Questa non è una biografia, solo l’insieme di ricordi, di sprazzi di memoria, su  un valente giornalista, non esente da cadute di stile improvvide.

Indro Montanelli, nato a Fucecchio nel 1909, era un toscanaccio  di bell’aspetto e penetranti occhi azzurri. Buona famiglia e dotte frequentazioni lo avviarono alla professione, che lo vedrà girare mezzo mondo; filo fascista e poi anti ( più per beffardo  e tosco scetticismo che per reale avversione), amico del gotha intellettuale italiano e compiaciuto fino al gongolamento nel definirsi come gli piaceva, (succede spesso, si usano due o tre aggettivi e il gioco è fatto): per lui, con l’aiuto di amici, si trovò la nicchia di anarco - conservatore, ovviamente anticomunista. Che non significa un baffo, ma fa scena.

Inviato in Africa durante il ventennio, sposò una dodicenne indigena pagando regolare dote e rivendicò sempre la sensatezza di queste nozze, alla luce del relativismo morale secondo i luoghi dove si vive; in seguito si sposò altre due volte, l’ultima con la famosa “donna Letizia”, dispensatrice di consigli sulle rubriche femminili anni sessanta, scomparsa qualche anno prima di lui. In mezzo ci fu la sua violenta battaglia contro la legge Merlin, odiosa per lui, sempre maschilisticamente nostalgico di Wanda (Wanda e Mafalda, ma sempre così si chiamavano le maitresse?): un rimpianto frequente, dovuto all’atteggiamento auto assolutorio dei maschi.

Che fosse sessista, d’altronde, era un fatto. Descriveva con fervida ammirazione il suo modello di donna, la signora De Gaulle, che assisteva il marito sempre silente; dileggiava Lady Diana “che credeva di  aver sposato un principe per farci l’amore”, e insomma, nelle donne non puntava e di massima le confinava in chiesa, in cucina e a letto (non le avrebbe volute certo in un giornale).

 Inoltre, era francamente razzista. Quando fu abolito l’apartheid in Sudafrica, ne scrisse con sarcasmo, preconizzando tragedie per l’inesperienza politica dei neri africani, che sotto i cari boeri vivevano in pace e senza preoccupazioni.

Con la sua patente di reazionario, ma la vanità di chi si atteggia a indipendente, ebbe difficoltà a trovare lavoro nel dopoguerra, in quanto non schierato nettamente, e si barcamenò politicamente fino al famoso suggerimento, negli anni settanta, di votare DC “turandosi il naso”. Comunque, grazie agli amici, in qualche modo riuscì a lavorare; e scrisse poi la corposa opera “La storia d’Italia” (da solo, poi in parte con Cervi e con Gervaso), che travolse i record di vendite.

Nel 1977 le BR gli spararono, ma si salvò miracolosamente.
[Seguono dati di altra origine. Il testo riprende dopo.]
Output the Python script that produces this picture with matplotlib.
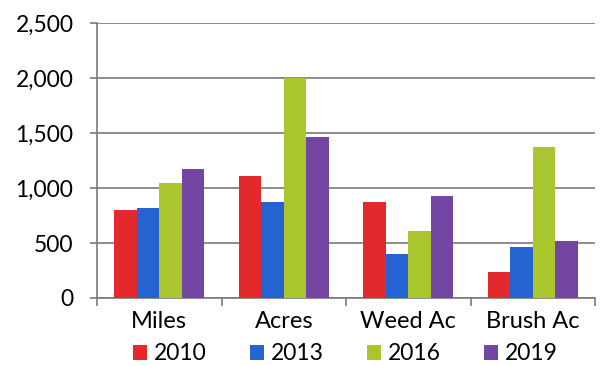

Lasciò il Corriere sprezzando l’utenza e l’ispirazione borghese di quel giornale. Fondò il suo, di “Giornale”, ma si sa com’è andata: restò vittima del Berlusconi, che non gli lasciava le briglie sul collo  (ma molti affermano che ne avesse subito il fascino). Rifiutò la nomina di senatore a vita sempre in nome dell’indipendenza. Alla fine, sembrava quasi di sinistra.

Il suo ultimo quotidiano, La Voce, fallì le ambizioni iniziali e da allora leggemmo i suoi articoli su settimanali o lo ascoltammo in televisione.

Negli ultimi anni si mostrava sempre con l’amata Olivetti lettera 32, sprezzante delle modernità tecnologiche.

Morì il 22 luglio 2001, privandoci così dei suoi commenti sul fresco G8.

Beh, Indro, sarei portata a detestarti, ma ho divorato i tuoi libri. Chapeau.